Description vlovich 2024-10-25 20:08:14 UTC

Running llama.cpp by default has it using CUDA's allocator which creates pinned pages.  Running on the latest official 6.11 kernel results in permanent memory leaks after each invocation with `free -m` reporting more & more memory used with no active process actually using that memory. Similarly, `nr_foll_pin_acquired` and `nr_foll_pin_acquired` in `/proc/vmstat` are horribly imbalanced. llama.cpp discussion https://github.com/ggerganov/llama.cpp/issues/9988 and reported to nvidia 
https://forums.developer.nvidia.com/t/memory-leak-on-kernel-6-11-0-when-using-cudamallochost/308691

I see a patch proposed in https://lore.kernel.org/lkml/87y12ibbew.fsf@nvdebian.thelocal/T/#ma3aebfc4d8aa152d2c0439bedf0a4862d2510185 but the patch doesn't seem to have been applied in 6.12 RC nor mainline so I wanted to create a bug to make sure this is tracked.

Comment 1 vlovich 2024-10-25 21:31:25 UTC

The only thing that doesn't make sense in the explanation.

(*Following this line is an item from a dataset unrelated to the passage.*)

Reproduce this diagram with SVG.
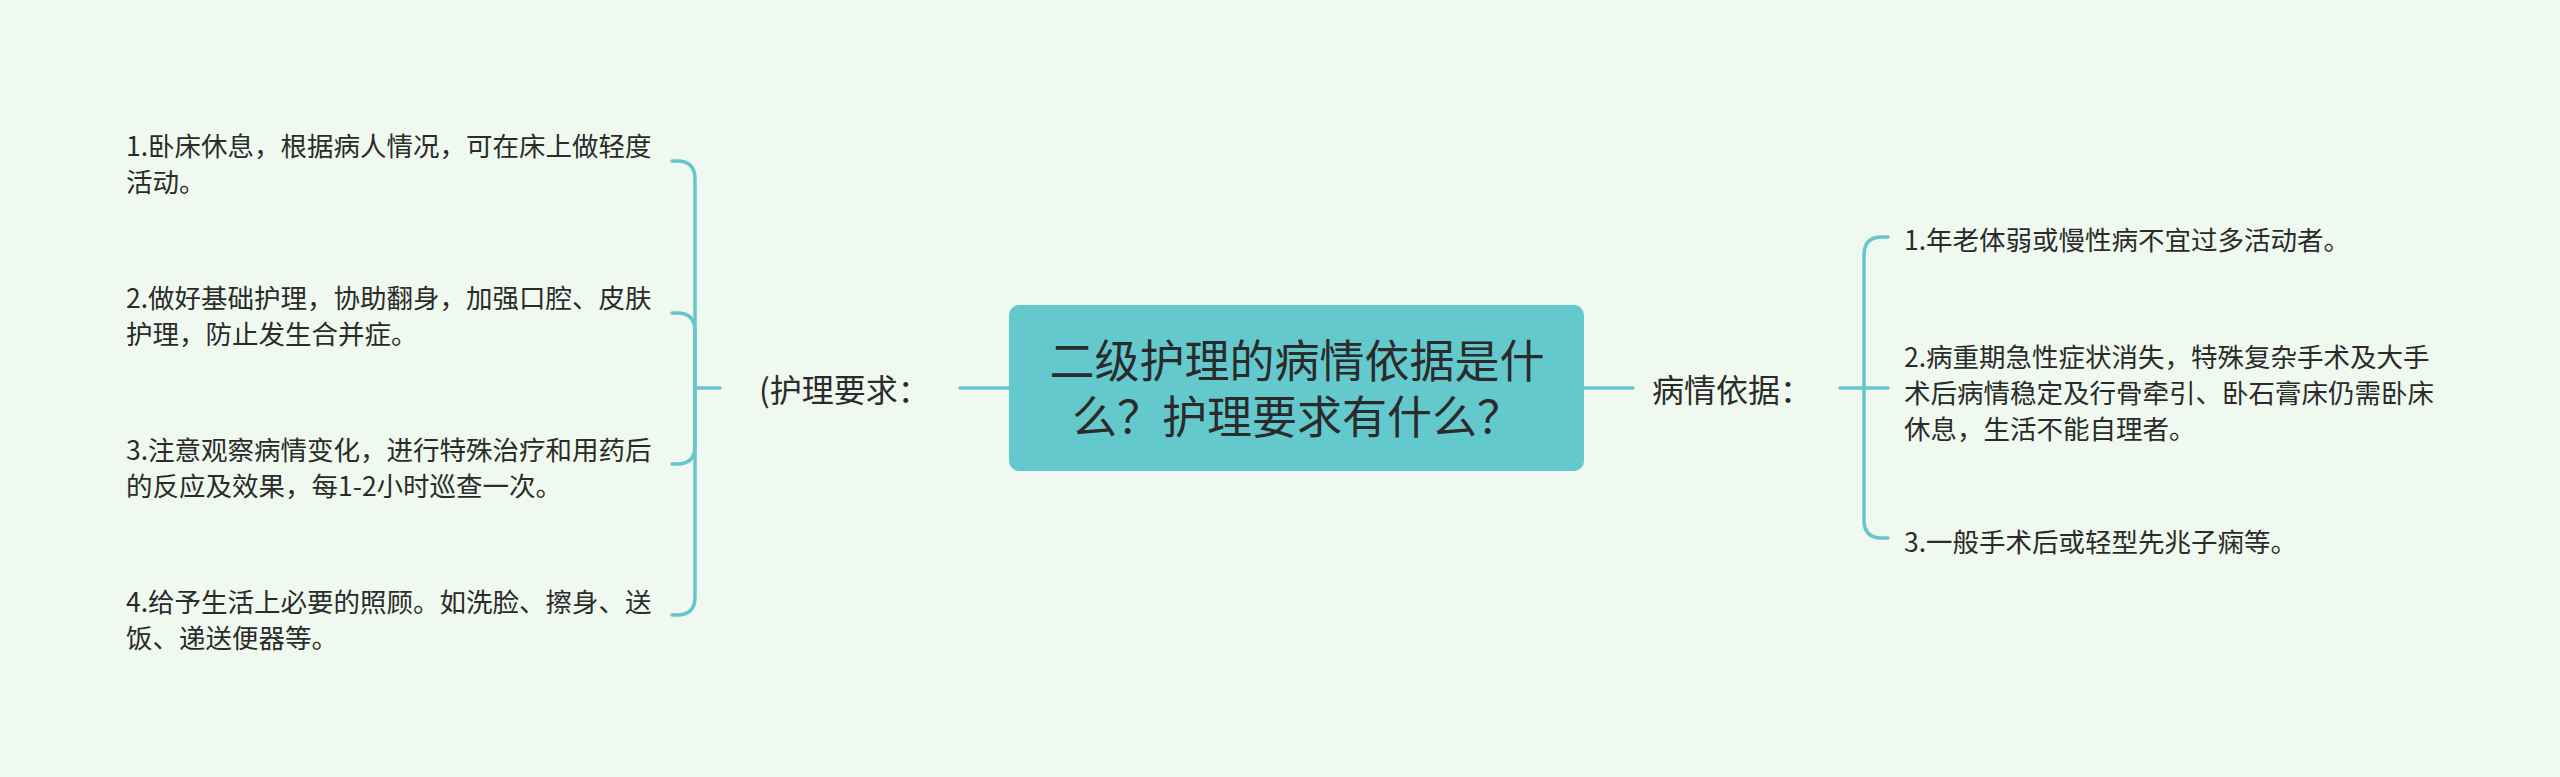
<svg xmlns="http://www.w3.org/2000/svg" width="2560" height="777" viewBox="0 0 2560 777">
<style>
text{font-family:"Noto Sans CJK SC","Noto Sans",sans-serif;fill:#2b2b2b;dominant-baseline:central}
.item{font-size:26.5px}
.label{font-size:32px}
.title{font-size:45px;text-anchor:middle}
.conn{fill:none;stroke:#66c6cb;stroke-width:3.5;stroke-linecap:round}
</style>
<rect x="0" y="0" width="2560" height="777" fill="#f0f9ef"/>
<g id="connectors">
<path class="conn" d="M960,388 H1009"/>
<path class="conn" d="M695,388 H720"/>
<path class="conn" d="M695,388 V179 Q695,161 677,161 H672"/>
<path class="conn" d="M695,388 V331 Q695,313 677,313 H672"/>
<path class="conn" d="M695,388 V446 Q695,464 677,464 H672"/>
<path class="conn" d="M695,388 V597 Q695,615 677,615 H672"/>
<path class="conn" d="M1584,388 H1633"/>
<path class="conn" d="M1840,388 H1888"/>
<path class="conn" d="M1864,388 V255 Q1864,237 1882,237 H1888"/>
<path class="conn" d="M1864,388 V520 Q1864,538 1882,538 H1888"/>
</g>
<g id="center">
<rect x="1009" y="305" width="575" height="166" rx="10" fill="#64c9cc"/>
<text class="title" x="1297" y="358">二级护理的病情依据是什</text>
<text class="title" x="1297" y="414">么？护理要求有什么？</text>
</g>
<g id="label-left">
<text class="label" x="759" y="388">(护理要求：</text>
</g>
<g id="label-right">
<text class="label" x="1652" y="388">病情依据：</text>
</g>
<g id="left-1">
<text class="item" x="126" y="144">1.卧床休息，根据病人情况，可在床上做轻度</text>
<text class="item" x="126" y="180">活动。</text>
</g>
<g id="left-2">
<text class="item" x="126" y="296">2.做好基础护理，协助翻身，加强口腔、皮肤</text>
<text class="item" x="126" y="332">护理，防止发生合并症。</text>
</g>
<g id="left-3">
<text class="item" x="126" y="448">3.注意观察病情变化，进行特殊治疗和用药后</text>
<text class="item" x="126" y="484">的反应及效果，每1-2小时巡查一次。</text>
</g>
<g id="left-4">
<text class="item" x="126" y="600">4.给予生活上必要的照顾。如洗脸、擦身、送</text>
<text class="item" x="126" y="636">饭、递送便器等。</text>
</g>
<g id="right-1">
<text class="item" x="1904" y="238">1.年老体弱或慢性病不宜过多活动者。</text>
</g>
<g id="right-2">
<text class="item" x="1904" y="355">2.病重期急性症状消失，特殊复杂手术及大手</text>
<text class="item" x="1904" y="391">术后病情稳定及行骨牵引、卧石膏床仍需卧床</text>
<text class="item" x="1904" y="427">休息，生活不能自理者。</text>
</g>
<g id="right-3">
<text class="item" x="1904" y="540">3.一般手术后或轻型先兆子痫等。</text>
</g>
</svg>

I have 64GiB of RAM and even on a freshly booted machine, the memory usage is only 4 GiB. The maximum allocated by llama.cpp is ~16 GiB. So it's a bit strange to be hitting the issue with the reasoning that it's in the "low memory conditions" case only.

Comment 2 vlovich 2024-10-25 23:10:34 UTC

I've confirmed the patch fixes the issue on 6.11. Can't quite get 6.12 booting for some reason to double-check.